We offer four main types of foster care, with different support time frames.
This is where a carer provides a safe and secure home at short notice, often for just one or two nights in an emergency or crisis situation.
This is where a child or young person is placed in foster care on a regular basis, usually for just one weekend per month or for up to two weeks during school holidays. It is often used to provide a much-needed break for full-time carers or birth families at risk of breakdown.
Short term care
Short Term Care can vary from a few days to a few months, depending on the needs of the child and when it is appropriate for the child to return to their family.
Long term care
Long Term Care lasts up to two years or more. In some circumstances the child or young person can stay with their carers until they turn 18.
People from all walks of life can become carers. It doesn’t matter whether you are married, single, older, younger, with or without kids, or in a same-sex relationship – everyone can make a positive difference in a child’s life.

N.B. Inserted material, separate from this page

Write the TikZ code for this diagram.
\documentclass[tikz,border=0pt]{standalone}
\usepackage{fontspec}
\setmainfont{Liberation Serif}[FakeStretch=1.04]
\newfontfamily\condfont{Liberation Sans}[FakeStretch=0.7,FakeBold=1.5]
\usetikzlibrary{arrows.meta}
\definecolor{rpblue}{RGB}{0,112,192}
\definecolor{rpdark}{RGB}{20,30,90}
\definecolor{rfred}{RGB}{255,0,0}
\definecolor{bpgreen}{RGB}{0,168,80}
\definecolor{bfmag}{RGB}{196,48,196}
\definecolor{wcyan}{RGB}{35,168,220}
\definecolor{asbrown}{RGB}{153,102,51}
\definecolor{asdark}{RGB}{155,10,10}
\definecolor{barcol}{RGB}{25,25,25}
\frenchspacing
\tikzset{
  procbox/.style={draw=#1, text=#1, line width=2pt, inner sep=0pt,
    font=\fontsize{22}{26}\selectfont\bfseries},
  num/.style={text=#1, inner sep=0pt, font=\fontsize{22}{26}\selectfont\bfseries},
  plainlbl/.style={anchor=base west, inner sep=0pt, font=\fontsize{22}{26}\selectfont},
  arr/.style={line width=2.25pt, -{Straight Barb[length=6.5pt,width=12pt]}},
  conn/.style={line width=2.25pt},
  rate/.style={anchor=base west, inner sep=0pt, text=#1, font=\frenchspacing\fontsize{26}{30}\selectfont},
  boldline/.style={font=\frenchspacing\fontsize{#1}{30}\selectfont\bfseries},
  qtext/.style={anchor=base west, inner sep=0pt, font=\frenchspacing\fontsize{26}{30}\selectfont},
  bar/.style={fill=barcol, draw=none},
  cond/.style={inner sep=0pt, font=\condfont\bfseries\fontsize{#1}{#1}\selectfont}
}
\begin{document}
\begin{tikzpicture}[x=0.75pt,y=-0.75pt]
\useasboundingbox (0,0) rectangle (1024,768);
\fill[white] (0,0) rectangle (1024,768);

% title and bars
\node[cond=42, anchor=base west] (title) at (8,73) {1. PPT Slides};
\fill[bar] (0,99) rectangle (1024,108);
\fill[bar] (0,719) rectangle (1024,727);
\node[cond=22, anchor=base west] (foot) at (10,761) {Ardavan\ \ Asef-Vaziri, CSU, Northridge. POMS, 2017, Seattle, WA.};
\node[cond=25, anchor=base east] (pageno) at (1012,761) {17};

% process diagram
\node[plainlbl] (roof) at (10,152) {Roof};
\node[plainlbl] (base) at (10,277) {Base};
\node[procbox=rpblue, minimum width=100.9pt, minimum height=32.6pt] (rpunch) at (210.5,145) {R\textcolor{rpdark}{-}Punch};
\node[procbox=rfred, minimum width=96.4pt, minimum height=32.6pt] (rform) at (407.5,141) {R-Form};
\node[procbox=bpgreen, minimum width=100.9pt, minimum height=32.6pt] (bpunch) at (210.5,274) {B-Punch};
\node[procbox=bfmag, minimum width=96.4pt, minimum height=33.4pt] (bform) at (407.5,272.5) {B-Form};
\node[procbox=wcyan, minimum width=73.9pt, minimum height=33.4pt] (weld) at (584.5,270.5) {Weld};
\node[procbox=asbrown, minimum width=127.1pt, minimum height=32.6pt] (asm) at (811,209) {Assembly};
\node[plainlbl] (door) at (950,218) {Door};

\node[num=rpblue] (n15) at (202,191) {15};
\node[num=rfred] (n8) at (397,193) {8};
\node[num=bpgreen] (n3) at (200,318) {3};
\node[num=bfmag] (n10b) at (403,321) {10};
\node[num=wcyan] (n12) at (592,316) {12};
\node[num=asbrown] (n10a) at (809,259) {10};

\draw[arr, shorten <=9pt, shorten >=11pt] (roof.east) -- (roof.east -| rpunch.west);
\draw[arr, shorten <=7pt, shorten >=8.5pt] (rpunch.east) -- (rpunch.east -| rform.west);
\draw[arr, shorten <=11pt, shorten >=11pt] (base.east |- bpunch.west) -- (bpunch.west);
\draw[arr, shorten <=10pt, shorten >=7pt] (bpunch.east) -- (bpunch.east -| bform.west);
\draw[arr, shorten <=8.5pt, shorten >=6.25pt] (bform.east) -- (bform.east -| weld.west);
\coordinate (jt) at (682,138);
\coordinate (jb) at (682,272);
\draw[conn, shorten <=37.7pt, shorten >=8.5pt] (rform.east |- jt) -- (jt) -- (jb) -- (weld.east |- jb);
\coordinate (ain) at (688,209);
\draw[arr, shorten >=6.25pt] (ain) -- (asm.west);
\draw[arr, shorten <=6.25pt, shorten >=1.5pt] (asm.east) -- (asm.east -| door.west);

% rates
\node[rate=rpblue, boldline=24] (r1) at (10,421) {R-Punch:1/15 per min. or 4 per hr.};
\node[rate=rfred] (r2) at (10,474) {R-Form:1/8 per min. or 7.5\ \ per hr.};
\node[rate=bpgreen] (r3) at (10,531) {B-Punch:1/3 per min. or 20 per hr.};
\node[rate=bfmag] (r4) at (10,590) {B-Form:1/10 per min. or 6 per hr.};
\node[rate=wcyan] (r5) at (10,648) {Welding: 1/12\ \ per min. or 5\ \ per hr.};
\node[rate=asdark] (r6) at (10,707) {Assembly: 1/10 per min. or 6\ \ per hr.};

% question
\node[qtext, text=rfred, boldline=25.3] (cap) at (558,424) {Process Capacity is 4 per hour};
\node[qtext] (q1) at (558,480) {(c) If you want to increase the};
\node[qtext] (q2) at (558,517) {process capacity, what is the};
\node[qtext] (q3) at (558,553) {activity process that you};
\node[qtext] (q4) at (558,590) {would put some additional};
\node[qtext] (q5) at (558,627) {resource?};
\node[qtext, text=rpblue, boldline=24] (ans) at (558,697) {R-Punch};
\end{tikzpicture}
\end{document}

Key attributes of carers include empathy, compassion, resilience, optimism, dependability, flexibility and willingness to work as part of a team.
To find out more about becoming a carer, fill out our online enquiry form or call one of our centres:
Eastern Metro Region – 1300 889 335
North West Metro Region – 03 9396 7400
Southern Metro Region – 0499 016 445
Bendigo & Loddon Campaspe Region – 03 5440 1100
Gippsland Region – 03 5133 9998
For all other areas of Victoria please contact The Centre for Excellence in Child and Family Welfare on 1800 013 088.
The first step is to attend a free information session. You will learn about the different types of foster care we provide, and about the support we offer our carers. You’ll then undertake a comprehensive training course, and need to submit the relevant paperwork. Finally, a staff member will meet with you to complete the assessment process. You may then be approved as an accredited carer. This process can take between three to six months.